Frustration spilled over last week in response to the U.S. Department of Agriculture's failed attempt to keep pizza from being counted as a vegetable in school lunch programs.
I say, let them eat pizza (in moderation). And let us, as the caring adults in kids' lives, get to work on much messier issues than what to call tomato paste.
The USDA argued that one-eighth of a cup of tomato paste, spread on pizza, should not count as a half-cup of vegetables. Congress rejected the USDA's attempt to tighten nutritional standards.
Obviously, the USDA is on to something. About 15 percent of children ages 6 to 18 are obese, which is defined as having a body mass index of 30 or more. Childhood obesity has tripled in the past 30 years. Adult-onset diabetes is now often referred to simply as "Type 2," because so many who have it are young.
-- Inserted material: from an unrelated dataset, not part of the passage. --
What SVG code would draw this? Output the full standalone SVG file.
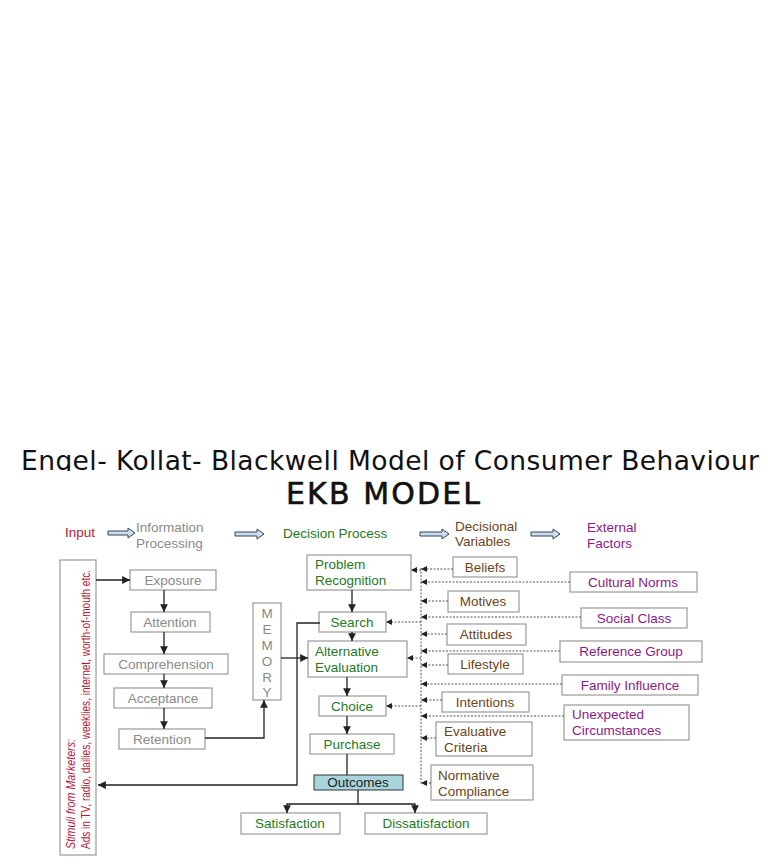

But pizza is a tiny piece of a huge public health discussion we need to promote.
"Focusing on pizza, or tomato paste, is really looking at the needle instead of the haystack," said Felicia Busch, a Twin Cities registered dietitian and former spokeswoman for the American Dietetic Association.
"We need to tell people what they can eat more of, or how to take something marginally nutritional and make it better. Restricting available choices is probably going in the wrong direction."
Busch, the mother of three and author of the book "The New Nutrition," thinks schools too often get a bad rap. She's seen plenty of progress in lunch programs, especially around pizza.